At about eight, he was in his dad's bedroom in his dad's new house, the house where his dad had lived with his new wife. He was looking through the drawers. They were filled with gadgets, wires, watches, and remote controls. He was looking for his dad, but he couldn't find him. His dad had died. Today he has lots of gadgets.

As an adult he found himself creating a world which reflected what he had learned as a child. People around him told him that he was unlovable and stupid. Even when they weren't telling him that, it's what he heard anyway.

Finally, he came to the end of the road. He was fed up with life and he asked the universe what was going on. The universe answered and he was given a tiny bit of self-love.
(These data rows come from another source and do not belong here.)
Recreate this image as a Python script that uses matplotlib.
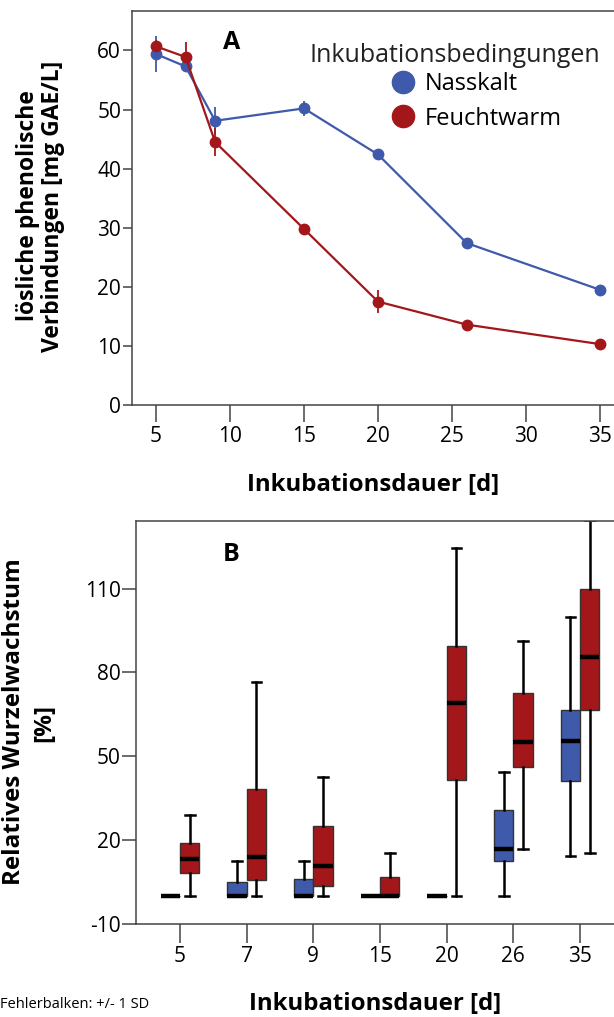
import numpy as np
import matplotlib
matplotlib.use('Agg')
import matplotlib.pyplot as plt
from matplotlib.lines import Line2D

plt.rcParams['font.family'] = ['Open Sans', 'DejaVu Sans']
plt.rcParams['axes.unicode_minus'] = False

# Panel A: soluble phenolics over incubation time
days_a = [5, 7, 9, 15, 20, 26, 35]
nass_mean = [59.4, 57.3, 48.1, 50.2, 42.4, 27.4, 19.5]
nass_sd = [3.0, 1.0, 2.3, 1.3, 0.6, 0.6, 0.5]
feucht_mean = [60.7, 58.9, 44.5, 29.8, 17.5, 13.6, 10.3]
feucht_sd = [1.1, 2.5, 2.4, 0.6, 2.0, 0.6, 0.5]

# Panel B: relative root growth, box stats per day
days_b = ['5', '7', '9', '15', '20', '26', '35']
nass_low = [0, 0, 0, 0, 0, 0, 14.3]
nass_q1 = [0, 0, 0, 0, 0, 12.5, 41.3]
nass_med = [0, 0, 0, 0, 0, 16.7, 55.6]
nass_q3 = [0, 5.0, 6.0, 0, 0, 30.8, 66.4]
nass_high = [0, 12.5, 12.5, 0, 0, 44.4, 99.8]
feucht_low = [0, 0, 0, 0, 0, 16.7, 15.5]
feucht_q1 = [8.3, 5.6, 3.6, 0, 41.7, 46.1, 66.7]
feucht_med = [13.1, 13.9, 10.7, 0, 69.0, 55.0, 85.7]
feucht_q3 = [19.0, 38.3, 24.9, 7.0, 89.6, 72.5, 109.8]
feucht_high = [28.9, 76.7, 42.6, 15.5, 124.6, 91.4, 134.5]

blue = '#3f59ab'
red = '#a3171b'
spine_c = '#444444'
W, H = 614, 1017

fig = plt.figure(figsize=(6.14, 10.17), dpi=100)

# ---------- A ----------
ax1 = fig.add_axes([0.2142, 0.6018, 0.7858, 0.3869])
ax1.errorbar(days_a, nass_mean, yerr=nass_sd, color=blue, lw=1.6, marker='o',
             ms=7.5, elinewidth=1.3, capsize=0)
ax1.errorbar(days_a, feucht_mean, yerr=feucht_sd, color=red, lw=1.6, marker='o',
             ms=7.5, elinewidth=1.3, capsize=0)
ax1.set_xlim(3.35, 35.95)
ax1.set_ylim(0, 66.6)
ax1.set_xticks([5, 10, 15, 20, 25, 30, 35])
ax1.set_yticks([0, 10, 20, 30, 40, 50, 60])
ax1.tick_params(axis='x', length=12, width=1.1, color=spine_c, labelsize=15, pad=3)
ax1.tick_params(axis='y', length=6.5, width=1.1, color=spine_c, labelsize=15, pad=1)
for s in ['top', 'left', 'bottom']:
    ax1.spines[s].set_color(spine_c)
    ax1.spines[s].set_linewidth(1.1)
ax1.spines['right'].set_visible(False)
ax1.set_xlabel('Inkubationsdauer [d]', fontsize=17.3, fontweight='bold', labelpad=19)
fig.text(28 / W, 1 - 206 / H, 'lösliche phenolische', rotation=90, fontsize=16.5,
         fontweight='bold', ha='center', va='center')
fig.text(53 / W, 1 - 206 / H, 'Verbindungen [mg GAE/L]', rotation=90, fontsize=16.5,
         fontweight='bold', ha='center', va='center')
ax1.text(0.208, 0.922, 'A', transform=ax1.transAxes, fontsize=18, fontweight='bold',
         ha='center', va='center')

fig.text(455 / W, 1 - 55 / H, 'Inkubationsbedingungen', fontsize=18, color='#222222',
         ha='center', va='center')
handles = [Line2D([], [], ls='none', marker='o', ms=16, color=blue),
           Line2D([], [], ls='none', marker='o', ms=16, color=red)]
fig.legend(handles, ['Nasskalt', 'Feuchtwarm'], loc='upper left',
           bbox_to_anchor=(391 / W, 1 - 72 / H), frameon=False, fontsize=17,
           handletextpad=0.43, labelspacing=0.45, handlelength=1.0,
           borderpad=0, borderaxespad=0)

# ---------- B ----------
ax2 = fig.add_axes([0.2215, 0.0914, 0.7785, 0.3966])
pos = np.arange(len(days_b))
off = 0.145
w = 0.29


def stats(low, q1, med, q3, high):
    return [dict(whislo=a, q1=b, med=c, q3=d, whishi=e, fliers=[])
            for a, b, c, d, e in zip(low, q1, med, q3, high)]


for st, shift, col in [(stats(nass_low, nass_q1, nass_med, nass_q3, nass_high), -off, blue),
                       (stats(feucht_low, feucht_q1, feucht_med, feucht_q3, feucht_high), off, red)]:
    ax2.bxp(st, positions=pos + shift, widths=w, patch_artist=True, showfliers=False,
            boxprops=dict(facecolor=col, edgecolor='#333333', lw=1.0),
            medianprops=dict(color='black', lw=3.2, solid_capstyle='butt'),
            whiskerprops=dict(color='black', lw=1.8),
            capprops=dict(color='black', lw=1.8), manage_ticks=False)

ax2.set_xlim(-0.66, 6.51)
ax2.set_ylim(-10, 134.3)
ax2.set_xticks(pos)
ax2.set_xticklabels(days_b)
ax2.set_yticks([-10, 20, 50, 80, 110])
ax2.tick_params(axis='x', length=13.5, width=1.1, color=spine_c, labelsize=15, pad=2)
ax2.tick_params(axis='y', length=10, width=1.1, color=spine_c, labelsize=15, pad=1)
for s in ['top', 'left', 'bottom']:
    ax2.spines[s].set_color(spine_c)
    ax2.spines[s].set_linewidth(1.1)
ax2.spines['right'].set_visible(False)
ax2.set_xlabel('Inkubationsdauer [d]', fontsize=17.3, fontweight='bold', labelpad=18)
fig.text(14 / W, 1 - 722 / H, 'Relatives Wurzelwachstum', rotation=90, fontsize=17.5,
         fontweight='bold', ha='center', va='center')
fig.text(44 / W, 1 - 723 / H, '[%]', rotation=90, fontsize=17.5,
         fontweight='bold', ha='center', va='center')
ax2.text(0.20, 0.917, 'B', transform=ax2.transAxes, fontsize=18, fontweight='bold',
         ha='center', va='center')

fig.text(0.0, 1 - 1004 / H, 'Fehlerbalken: +/- 1 SD', fontsize=10.5, ha='left', va='center')

fig.savefig('out.png', dpi=100)
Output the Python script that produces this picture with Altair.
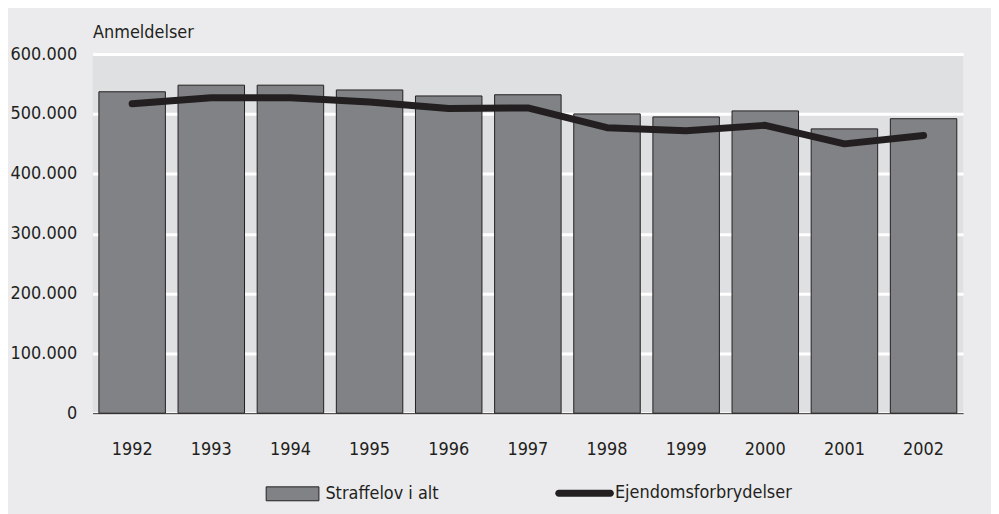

It was just enough that he could believe it when someone told him that they liked him, that they really did like him. He found more people that liked him and he spent a lot of time with them, which made him feel really good.

Then he found that there were people who loved him and that there were people who were attracted to him and people who thought that he was cute too. It started to seem like a dream; like his wildest fantasies were coming true. People really liked him and they thought that he was lovable, cute, and attractive. It was amazing to him; like a miracle. He loved and appreciated those people so much. And he started to learn from them that he was lovable, good, attractive, deserving, adorable, cute, likeable, smart, and cool.

But then, after a long time, he started to realize that there were people who didn't like him. But even more importantly, he realized that these people spent their time putting him down and criticizing him in order to feel better about themselves. There had always been people like this, but he had been so used to the way that they had treated him that he hadn't realized that it wasn't a problem with him. He had been spending so much time trying to prove to them that he was worthy of them liking and loving him; trying to prove something that he hadn't even believed himself; trying prove something which was, in fact, not true, because they hated him.

Finally, he realized that their dislike of him was their problem and that he didn't have to put up with the way that they treated him. Finally, he decided to walk away from the people who made him feel bad, the people who hated him. Finally, he decided that he was going to spend his time being with the people who made him feel good, the people who loved him.

And that's about as far as he'd got when he wrote this.